Embedded Computing Design:

The simplicity of it really does give it a lot of flexibility and a lot of promise. I mean, obviously you can expand out, but at its core, it's not incredibly complicated, so it's kind of like an everyman spec.

Mathias:

Yeah, absolutely. Of course, there are some specialties like redundancy and so on, which is great, and necessary for highly-available systems. So far, it is not addressed in the product plans we have right now, but this is something which of course can also bring another cool feature to the standard that can also be used in highly available HA systems in the future.

Embedded Computing Design:

Obviously, a standard has to be developed under some sort of organization. Who's involved and what can you tell us about PICMG and why you chose to develop ModBlox7 there?

Mathias:

So PICMG is hosting the standardization and we have all the participants. PICMG members have been working with PICMG about 20 years or so, and have good experience. We have a lot of standards which have been done through this organization, like CompactPCI, CompactPCI Serial, and the first players, which are now participating in the new ModBlox standard, are also old members of those standards.
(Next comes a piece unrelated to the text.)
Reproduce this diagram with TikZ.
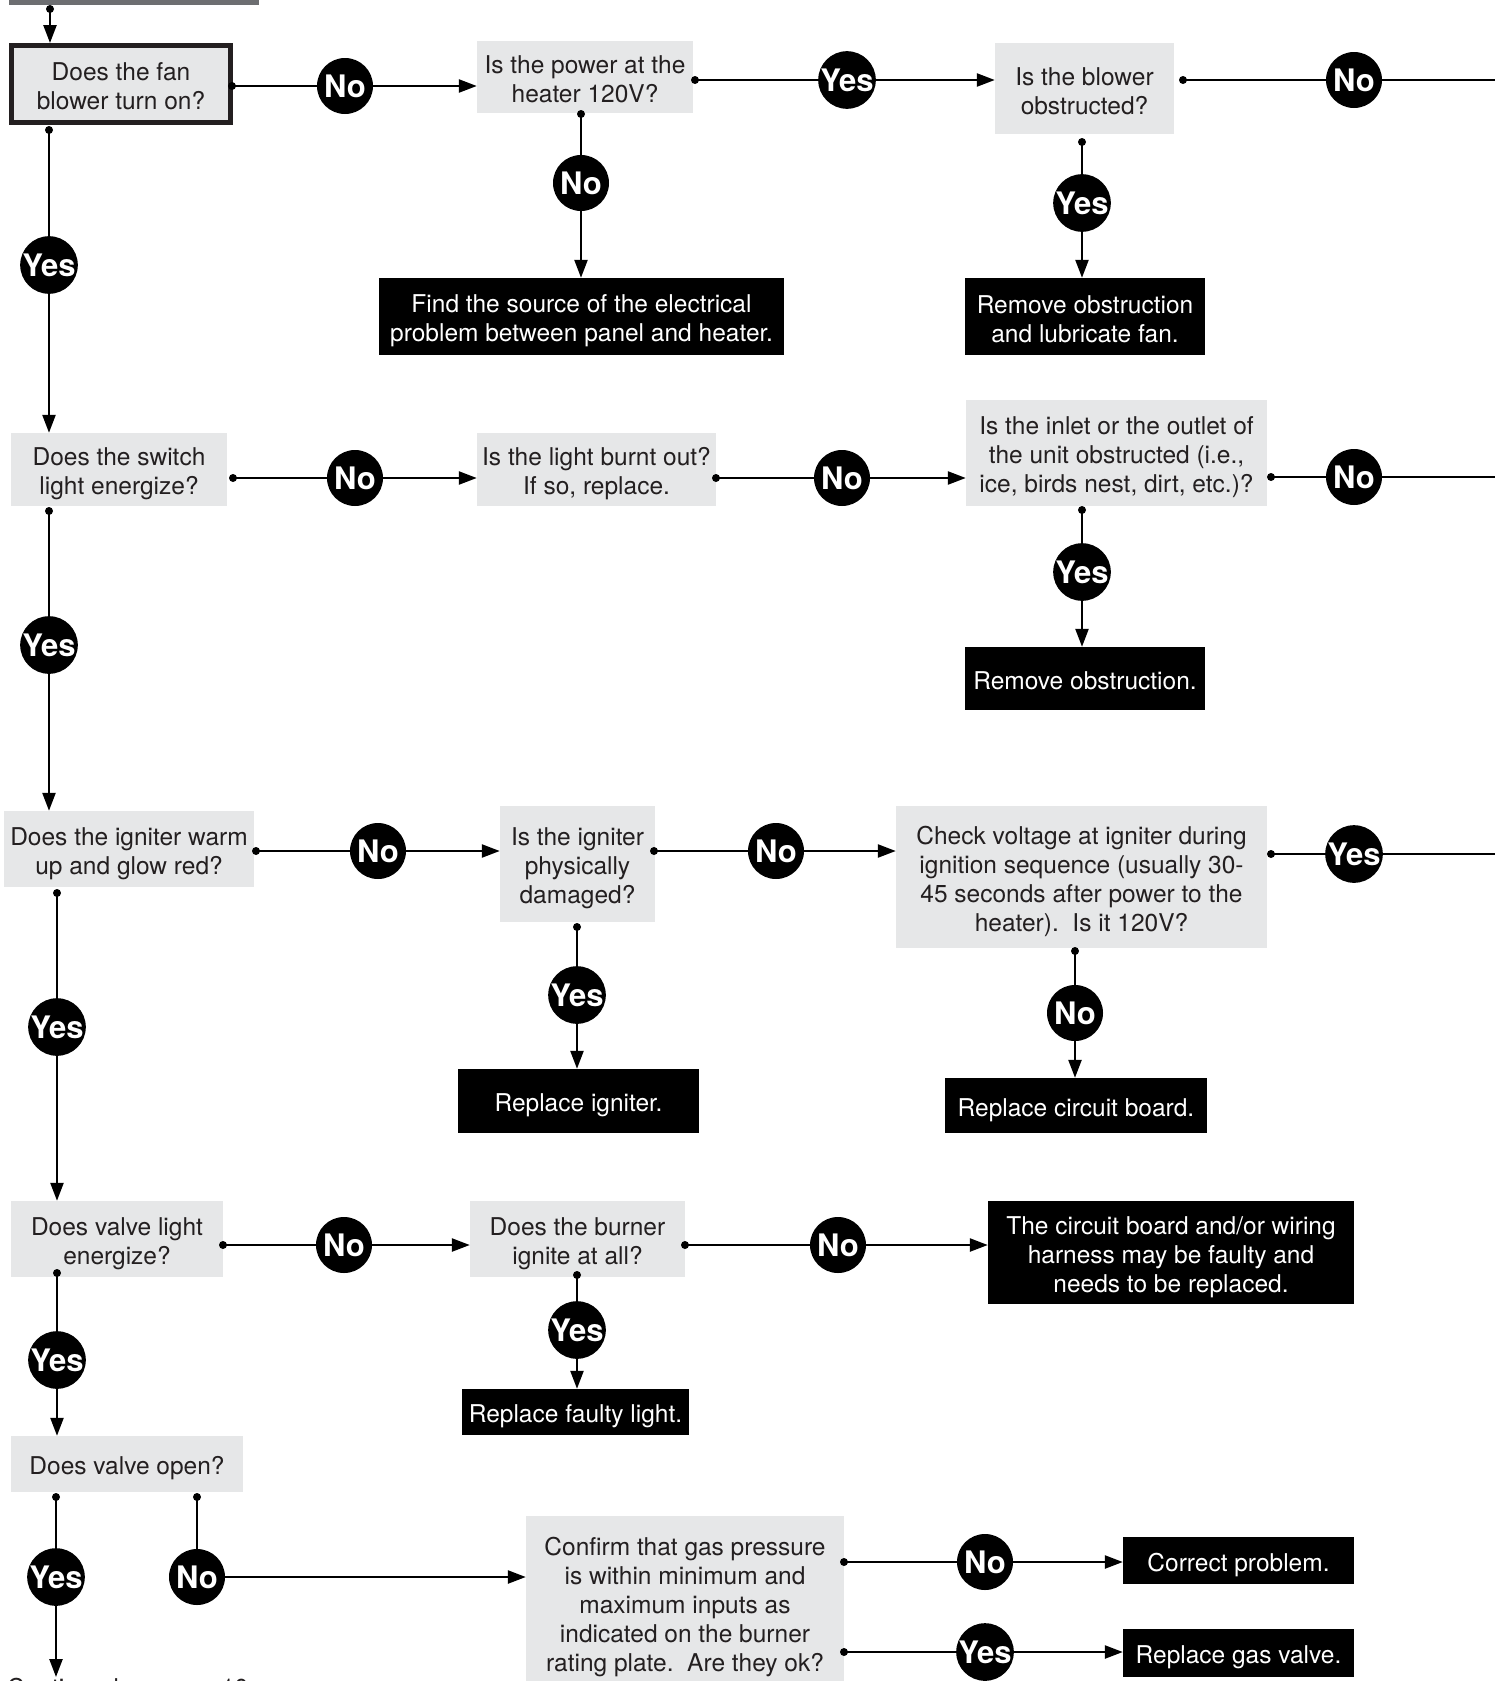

So, I think it's a well-known standardization organization, and therefore everybody has trust, everybody's sure that they can get it through, and that it also gets enough attention to spread it worldwide.

Embedded Computing Design:

When can we expect to see ModBlox7, a specification ratified, and then also product in the field?

Mathias:

The ModBlox7 standard is planned to be released by end of the year, maybe early beginning of next year. We are still in the process. I think all critical points have been addressed so far. We have the regular two weeks meetings, which progress well. There's still new interested people, new interested companies, which might want to join and see how this works. But I'd say end of the year it's done.

And what I've learned from all of those companies, the feedback from the market is great because of its compactness, its high integration, form factor, and the modularity is really, really appreciated by the market.